## [DATASET EXCERPT]
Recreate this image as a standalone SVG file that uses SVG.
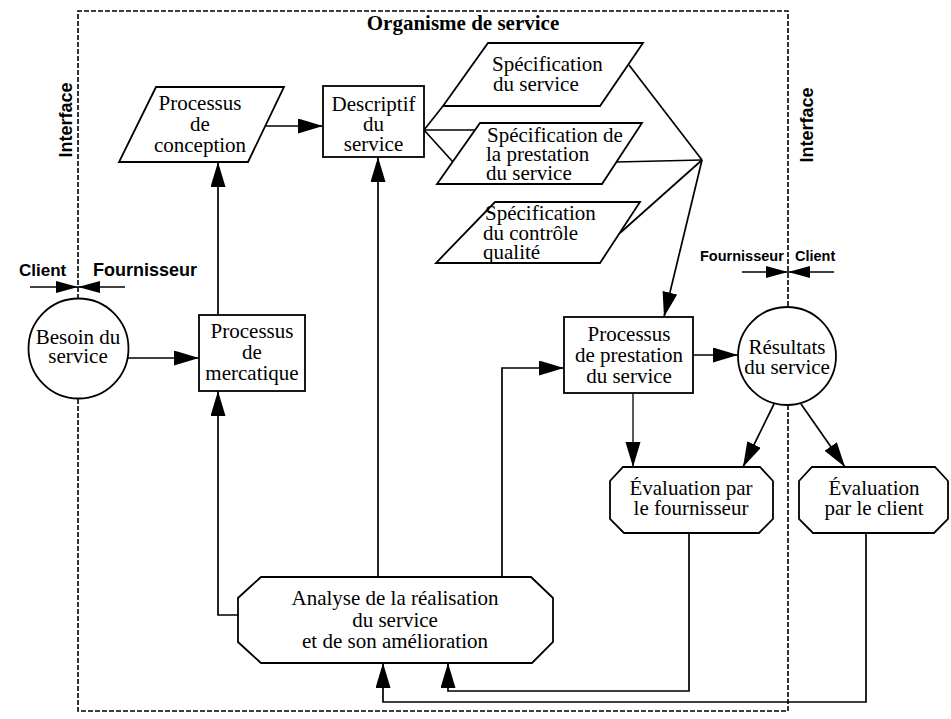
<svg xmlns="http://www.w3.org/2000/svg" width="951" height="719" viewBox="0 0 951 719">
  <style>
    .bg { fill: #ffffff; }
    .node { fill: #ffffff; stroke: #000; stroke-width: 1.8; }
    .t { font-family: "Liberation Serif", "Times New Roman", serif; font-size: 21px; fill: #000; }
    .c { text-anchor: middle; }
    .title { font-family: "Liberation Serif", "Times New Roman", serif; font-size: 21px; font-weight: bold; text-anchor: middle; fill: #000; }
    .lab { font-family: "Liberation Sans", Arial, sans-serif; font-weight: bold; fill: #000; }
    .edge { fill: none; stroke: #000; stroke-width: 1.7; }
    .arr { marker-end: url(#head); }
    .boundary { fill: none; stroke: #000; stroke-width: 1.6; stroke-dasharray: 5 2; }
  </style>
  <defs>
    <marker id="head" markerUnits="userSpaceOnUse" markerWidth="26" markerHeight="16" refX="25" refY="7.5" orient="auto">
      <path d="M0,0 L25,7.5 L0,15 z" fill="#000"/>
    </marker>
    <marker id="headSmall" markerUnits="userSpaceOnUse" markerWidth="23" markerHeight="13" refX="22" refY="6" orient="auto">
      <path d="M0,0 L22,6 L0,12 z" fill="#000"/>
    </marker>
  </defs>

  <rect class="bg" x="0" y="0" width="951" height="719"/>

  <!-- organisation boundary (interfaces) -->
  <g id="boundary">
    <path class="boundary" d="M78,299 V11 H788 V307"/>
    <path class="boundary" d="M788,405 V711 H78 V399"/>
    <text class="title" x="463" y="30">Organisme de service</text>
    <text class="lab" font-size="18" text-anchor="middle" transform="translate(72,120) rotate(-90)">Interface</text>
    <text class="lab" font-size="18" text-anchor="middle" transform="translate(813,125) rotate(-90)">Interface</text>
    <text class="lab" font-size="17" x="19" y="276">Client</text>
    <text class="lab" font-size="18" x="93" y="276">Fournisseur</text>
    <text class="lab" font-size="14.5" x="700" y="261">Fournisseur</text>
    <text class="lab" font-size="14.5" x="795" y="261">Client</text>
    <line class="edge" x1="30" y1="287" x2="78" y2="287" marker-end="url(#headSmall)"/>
    <line class="edge" x1="125" y1="287" x2="78" y2="287" marker-end="url(#headSmall)"/>
    <line class="edge" x1="742" y1="272" x2="788" y2="272" marker-end="url(#headSmall)"/>
    <line class="edge" x1="834" y1="272" x2="788" y2="272" marker-end="url(#headSmall)"/>
  </g>

  <!-- connectors -->
  <g id="connectors">
    <line class="edge arr" x1="128" y1="358" x2="199" y2="358"/>
    <line class="edge arr" x1="218" y1="315" x2="218" y2="162"/>
    <line class="edge arr" x1="266" y1="126" x2="323" y2="126"/>
    <!-- descriptive outline to the three specifications -->
    <line class="edge" x1="424" y1="130" x2="443" y2="106"/>
    <line class="edge" x1="424" y1="130" x2="475" y2="130"/>
    <line class="edge" x1="424" y1="130" x2="453" y2="162"/>
    <!-- specifications converge on the delivery process -->
    <line class="edge" x1="629" y1="65" x2="702" y2="160"/>
    <line class="edge" x1="616" y1="162" x2="702" y2="160"/>
    <line class="edge" x1="620" y1="233" x2="702" y2="160"/>
    <line class="edge arr" x1="702" y1="160" x2="664" y2="317"/>
    <line class="edge arr" x1="693" y1="355" x2="738" y2="355"/>
    <line class="edge arr" x1="633" y1="393" x2="633" y2="467" style="stroke-width:1.3"/>
    <line class="edge arr" x1="774" y1="404" x2="743" y2="467"/>
    <line class="edge arr" x1="801" y1="404" x2="845" y2="467"/>
    <!-- feedback from analysis -->
    <path class="edge arr" d="M238,615 H218 V391"/>
    <line class="edge arr" x1="378" y1="577" x2="378" y2="157"/>
    <path class="edge arr" d="M502,577 V368 H564"/>
    <path class="edge arr" d="M689,533 V691 H448 V663"/>
    <path class="edge arr" d="M866,533 V702 H383 V663"/>
  </g>

  <g id="besoin">
    <circle class="node" cx="78.5" cy="348.5" r="50"/>
    <text class="t c" x="78" y="344">Besoin du</text>
    <text class="t c" x="78" y="363">service</text>
  </g>

  <g id="conception">
    <polygon class="node" points="156,87 284,87 248,162 119,162"/>
    <text class="t c" x="200" y="110">Processus</text>
    <text class="t c" x="200" y="131">de</text>
    <text class="t c" x="200" y="152">conception</text>
  </g>

  <g id="descriptif">
    <rect class="node" x="323" y="86" width="101" height="71"/>
    <text class="t c" x="373.5" y="111">Descriptif</text>
    <text class="t c" x="373.5" y="131">du</text>
    <text class="t c" x="373.5" y="151">service</text>
  </g>

  <g id="spec-service">
    <polygon class="node" points="488,43 643,43 600,106 443,106"/>
    <text class="t" x="492" y="71">Spécification</text>
    <text class="t" x="493" y="91">du service</text>
  </g>

  <g id="spec-prestation">
    <polygon class="node" points="480,123 642,123 602,184 437,184"/>
    <text class="t" x="487" y="142">Spécification de</text>
    <text class="t" x="486" y="161">la prestation</text>
    <text class="t" x="486" y="180">du service</text>
  </g>

  <g id="spec-qualite">
    <polygon class="node" points="495,202 640,202 600,263 436,263"/>
    <text class="t" x="485" y="220">Spécification</text>
    <text class="t" x="483" y="240">du contrôle</text>
    <text class="t" x="483" y="259">qualité</text>
  </g>

  <g id="mercatique">
    <rect class="node" x="199" y="315" width="106" height="76"/>
    <text class="t c" x="252" y="338">Processus</text>
    <text class="t c" x="252" y="359">de</text>
    <text class="t c" x="252" y="380">mercatique</text>
  </g>

  <g id="prestation">
    <rect class="node" x="564" y="317" width="129" height="76"/>
    <text class="t c" x="629" y="341">Processus</text>
    <text class="t c" x="629" y="362">de prestation</text>
    <text class="t c" x="629" y="383">du service</text>
  </g>

  <g id="resultats">
    <circle class="node" cx="787" cy="356" r="49"/>
    <text class="t c" x="787" y="354">Résultats</text>
    <text class="t c" x="787" y="374">du service</text>
  </g>

  <g id="eval-fournisseur">
    <polygon class="node" points="623,467 760,467 773,481 773,519 759,533 624,533 610,519 610,481"/>
    <text class="t c" x="691" y="495">Évaluation par</text>
    <text class="t c" x="691" y="515">le fournisseur</text>
  </g>

  <g id="eval-client">
    <polygon class="node" points="812,467 935,467 948,481 948,519 934,533 813,533 799,519 799,481"/>
    <text class="t c" x="874" y="495">Évaluation</text>
    <text class="t c" x="874" y="515">par le client</text>
  </g>

  <g id="analyse">
    <polygon class="node" points="261,577 531,577 553,598 553,642 532,663 261,663 238,642 238,598"/>
    <text class="t c" x="395" y="605">Analyse de la réalisation</text>
    <text class="t c" x="395" y="627">du service</text>
    <text class="t c" x="395" y="648">et de son amélioration</text>
  </g>
</svg>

## [EXERCISE DETAILS]
Keep the pictures out of the copy and write out the data exactly as it stands.

## [RESPONSE TO THIS TASK]
Recreate this image as a standalone SVG file that uses SVG.
<svg xmlns="http://www.w3.org/2000/svg" width="951" height="719" viewBox="0 0 951 719">
  <style>
    .bg { fill: #ffffff; }
    .node { fill: #ffffff; stroke: #000; stroke-width: 1.8; }
    .t { font-family: "Liberation Serif", "Times New Roman", serif; font-size: 21px; fill: #000; }
    .c { text-anchor: middle; }
    .title { font-family: "Liberation Serif", "Times New Roman", serif; font-size: 21px; font-weight: bold; text-anchor: middle; fill: #000; }
    .lab { font-family: "Liberation Sans", Arial, sans-serif; font-weight: bold; fill: #000; }
    .edge { fill: none; stroke: #000; stroke-width: 1.7; }
    .arr { marker-end: url(#head); }
    .boundary { fill: none; stroke: #000; stroke-width: 1.6; stroke-dasharray: 5 2; }
  </style>
  <defs>
    <marker id="head" markerUnits="userSpaceOnUse" markerWidth="26" markerHeight="16" refX="25" refY="7.5" orient="auto">
      <path d="M0,0 L25,7.5 L0,15 z" fill="#000"/>
    </marker>
    <marker id="headSmall" markerUnits="userSpaceOnUse" markerWidth="23" markerHeight="13" refX="22" refY="6" orient="auto">
      <path d="M0,0 L22,6 L0,12 z" fill="#000"/>
    </marker>
  </defs>

  <rect class="bg" x="0" y="0" width="951" height="719"/>

  <!-- organisation boundary (interfaces) -->
  <g id="boundary">
    <path class="boundary" d="M78,299 V11 H788 V307"/>
    <path class="boundary" d="M788,405 V711 H78 V399"/>
    <text class="title" x="463" y="30">Organisme de service</text>
    <text class="lab" font-size="18" text-anchor="middle" transform="translate(72,120) rotate(-90)">Interface</text>
    <text class="lab" font-size="18" text-anchor="middle" transform="translate(813,125) rotate(-90)">Interface</text>
    <text class="lab" font-size="17" x="19" y="276">Client</text>
    <text class="lab" font-size="18" x="93" y="276">Fournisseur</text>
    <text class="lab" font-size="14.5" x="700" y="261">Fournisseur</text>
    <text class="lab" font-size="14.5" x="795" y="261">Client</text>
    <line class="edge" x1="30" y1="287" x2="78" y2="287" marker-end="url(#headSmall)"/>
    <line class="edge" x1="125" y1="287" x2="78" y2="287" marker-end="url(#headSmall)"/>
    <line class="edge" x1="742" y1="272" x2="788" y2="272" marker-end="url(#headSmall)"/>
    <line class="edge" x1="834" y1="272" x2="788" y2="272" marker-end="url(#headSmall)"/>
  </g>

  <!-- connectors -->
  <g id="connectors">
    <line class="edge arr" x1="128" y1="358" x2="199" y2="358"/>
    <line class="edge arr" x1="218" y1="315" x2="218" y2="162"/>
    <line class="edge arr" x1="266" y1="126" x2="323" y2="126"/>
    <!-- descriptive outline to the three specifications -->
    <line class="edge" x1="424" y1="130" x2="443" y2="106"/>
    <line class="edge" x1="424" y1="130" x2="475" y2="130"/>
    <line class="edge" x1="424" y1="130" x2="453" y2="162"/>
    <!-- specifications converge on the delivery process -->
    <line class="edge" x1="629" y1="65" x2="702" y2="160"/>
    <line class="edge" x1="616" y1="162" x2="702" y2="160"/>
    <line class="edge" x1="620" y1="233" x2="702" y2="160"/>
    <line class="edge arr" x1="702" y1="160" x2="664" y2="317"/>
    <line class="edge arr" x1="693" y1="355" x2="738" y2="355"/>
    <line class="edge arr" x1="633" y1="393" x2="633" y2="467" style="stroke-width:1.3"/>
    <line class="edge arr" x1="774" y1="404" x2="743" y2="467"/>
    <line class="edge arr" x1="801" y1="404" x2="845" y2="467"/>
    <!-- feedback from analysis -->
    <path class="edge arr" d="M238,615 H218 V391"/>
    <line class="edge arr" x1="378" y1="577" x2="378" y2="157"/>
    <path class="edge arr" d="M502,577 V368 H564"/>
    <path class="edge arr" d="M689,533 V691 H448 V663"/>
    <path class="edge arr" d="M866,533 V702 H383 V663"/>
  </g>

  <g id="besoin">
    <circle class="node" cx="78.5" cy="348.5" r="50"/>
    <text class="t c" x="78" y="344">Besoin du</text>
    <text class="t c" x="78" y="363">service</text>
  </g>

  <g id="conception">
    <polygon class="node" points="156,87 284,87 248,162 119,162"/>
    <text class="t c" x="200" y="110">Processus</text>
    <text class="t c" x="200" y="131">de</text>
    <text class="t c" x="200" y="152">conception</text>
  </g>

  <g id="descriptif">
    <rect class="node" x="323" y="86" width="101" height="71"/>
    <text class="t c" x="373.5" y="111">Descriptif</text>
    <text class="t c" x="373.5" y="131">du</text>
    <text class="t c" x="373.5" y="151">service</text>
  </g>

  <g id="spec-service">
    <polygon class="node" points="488,43 643,43 600,106 443,106"/>
    <text class="t" x="492" y="71">Spécification</text>
    <text class="t" x="493" y="91">du service</text>
  </g>

  <g id="spec-prestation">
    <polygon class="node" points="480,123 642,123 602,184 437,184"/>
    <text class="t" x="487" y="142">Spécification de</text>
    <text class="t" x="486" y="161">la prestation</text>
    <text class="t" x="486" y="180">du service</text>
  </g>

  <g id="spec-qualite">
    <polygon class="node" points="495,202 640,202 600,263 436,263"/>
    <text class="t" x="485" y="220">Spécification</text>
    <text class="t" x="483" y="240">du contrôle</text>
    <text class="t" x="483" y="259">qualité</text>
  </g>

  <g id="mercatique">
    <rect class="node" x="199" y="315" width="106" height="76"/>
    <text class="t c" x="252" y="338">Processus</text>
    <text class="t c" x="252" y="359">de</text>
    <text class="t c" x="252" y="380">mercatique</text>
  </g>

  <g id="prestation">
    <rect class="node" x="564" y="317" width="129" height="76"/>
    <text class="t c" x="629" y="341">Processus</text>
    <text class="t c" x="629" y="362">de prestation</text>
    <text class="t c" x="629" y="383">du service</text>
  </g>

  <g id="resultats">
    <circle class="node" cx="787" cy="356" r="49"/>
    <text class="t c" x="787" y="354">Résultats</text>
    <text class="t c" x="787" y="374">du service</text>
  </g>

  <g id="eval-fournisseur">
    <polygon class="node" points="623,467 760,467 773,481 773,519 759,533 624,533 610,519 610,481"/>
    <text class="t c" x="691" y="495">Évaluation par</text>
    <text class="t c" x="691" y="515">le fournisseur</text>
  </g>

  <g id="eval-client">
    <polygon class="node" points="812,467 935,467 948,481 948,519 934,533 813,533 799,519 799,481"/>
    <text class="t c" x="874" y="495">Évaluation</text>
    <text class="t c" x="874" y="515">par le client</text>
  </g>

  <g id="analyse">
    <polygon class="node" points="261,577 531,577 553,598 553,642 532,663 261,663 238,642 238,598"/>
    <text class="t c" x="395" y="605">Analyse de la réalisation</text>
    <text class="t c" x="395" y="627">du service</text>
    <text class="t c" x="395" y="648">et de son amélioration</text>
  </g>
</svg>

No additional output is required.